**Information supplied**
════════

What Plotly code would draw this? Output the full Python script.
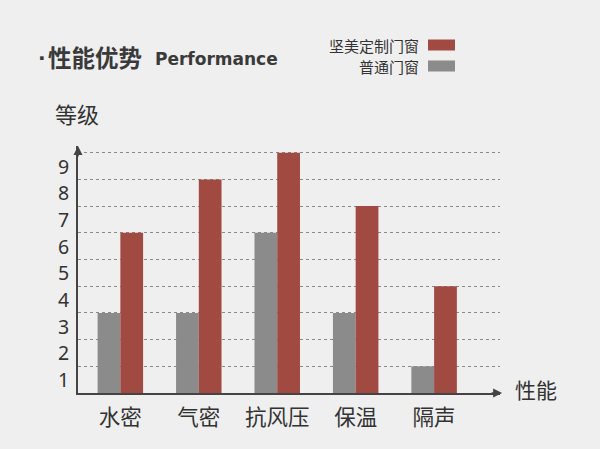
import plotly.graph_objects as go

categories = ["水密", "气密", "抗风压", "保温", "隔声"]
custom_values = [6, 8, 9, 7, 4]
standard_values = [3, 3, 6, 3, 1]
series_names = ["坚美定制门窗", "普通门窗"]
y_tick_values = [1, 2, 3, 4, 5, 6, 7, 8, 9]

FONT = "Noto Sans CJK SC"
RED = "#a04a42"
GRAY = "#8c8b8b"
BG = "#efefef"
TXT = "#333333"

L, T, B = 78, 146, 56
PW, PH = 600 - L - 100, 449 - T - B


def px(x):
    return (x - L) / PW


def py(y):
    return (449 - B - y) / PH


fig = go.Figure()
fig.add_trace(go.Bar(x=categories, y=standard_values, name=series_names[1],
                     marker=dict(color=GRAY, line=dict(width=0)), showlegend=False))
fig.add_trace(go.Bar(x=categories, y=custom_values, name=series_names[0],
                     marker=dict(color=RED, line=dict(width=0)), showlegend=False))

fig.update_layout(
    width=600, height=449,
    margin=dict(l=L, r=100, t=T, b=B),
    paper_bgcolor=BG, plot_bgcolor=BG,
    barmode="group", bargap=0.42, bargroupgap=0,
    font=dict(family=FONT, color=TXT),
)
fig.update_xaxes(range=[-0.54, 4.84], showline=True, linecolor="#444", linewidth=1.5,
                 showgrid=False, ticks="", tickfont=dict(size=21.5, color=TXT, family=FONT),
                 ticklabelstandoff=4)
fig.update_yaxes(range=[0, 9.25], showline=True, linecolor="#444", linewidth=1.5,
                 tickvals=y_tick_values, showticklabels=False, ticks="",
                 showgrid=True, gridcolor="#8a8a8a", gridwidth=1, griddash="dot",
                 zeroline=False)

# axis arrows
fig.add_annotation(x=0, y=1, xref="paper", yref="paper", ax=0, ay=12,
                   text="", showarrow=True, arrowhead=2, arrowsize=1.2, arrowwidth=1.5, arrowcolor="#444")
fig.add_annotation(x=1.005, y=0, xref="paper", yref="paper", ax=-12, ay=0,
                   text="", showarrow=True, arrowhead=2, arrowsize=1.2, arrowwidth=1.5, arrowcolor="#444")

# y tick labels between gridlines
for v in y_tick_values:
    fig.add_annotation(x=px(63), y=v - 0.5, xref="paper", yref="y", xanchor="center",
                       text=str(v), showarrow=False, font=dict(size=19.5, color=TXT, family="Noto Sans"))

# axis titles
fig.add_annotation(x=px(77), y=py(113), xref="paper", yref="paper",
                   text="等级", showarrow=False, xanchor="center", yanchor="middle",
                   font=dict(size=22, color=TXT, family=FONT))
fig.add_annotation(x=px(536), y=py(389), xref="paper", yref="paper",
                   text="性能", showarrow=False, xanchor="center", yanchor="middle",
                   font=dict(size=21, color=TXT, family=FONT))

# title
fig.add_annotation(x=px(36), y=py(58), xref="paper", yref="paper", text="<b>·</b>", showarrow=False,
                   xanchor="left", yanchor="middle", font=dict(size=20, color="#3a3a3a", family="DejaVu Sans"))
fig.add_annotation(x=px(46), y=py(57), xref="paper", yref="paper", text="<b>性能优势</b>", showarrow=False,
                   xanchor="left", yanchor="middle", font=dict(size=23.5, color="#3a3a3a", family=FONT))
fig.add_annotation(x=px(153), y=py(59), xref="paper", yref="paper", text="<b>Performance</b>", showarrow=False,
                   xanchor="left", yanchor="middle", font=dict(size=17, color="#3a3a3a", family="DejaVu Sans"))

# legend (manual)
leg = [(series_names[0], RED, 45), (series_names[1], GRAY, 66)]
for name, col, yp in leg:
    fig.add_annotation(x=px(421), y=py(yp), xref="paper", yref="paper",
                       text=name, showarrow=False, xanchor="right", yanchor="middle",
                       font=dict(size=15, color=TXT, family=FONT))
    fig.add_shape(type="rect", xref="paper", yref="paper",
                  x0=px(428), x1=px(455), y0=py(yp + 5.5), y1=py(yp - 5.5),
                  fillcolor=col, line=dict(width=0))

fig.write_html("out.html")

════════

**Exercise details**
Pictures excluded, repeat exactly the lines from the top of the material through the line with "import plotly.graph_objects as go", including both of those lines.

**Response below**
What Plotly code would draw this? Output the full Python script.
import plotly.graph_objects as go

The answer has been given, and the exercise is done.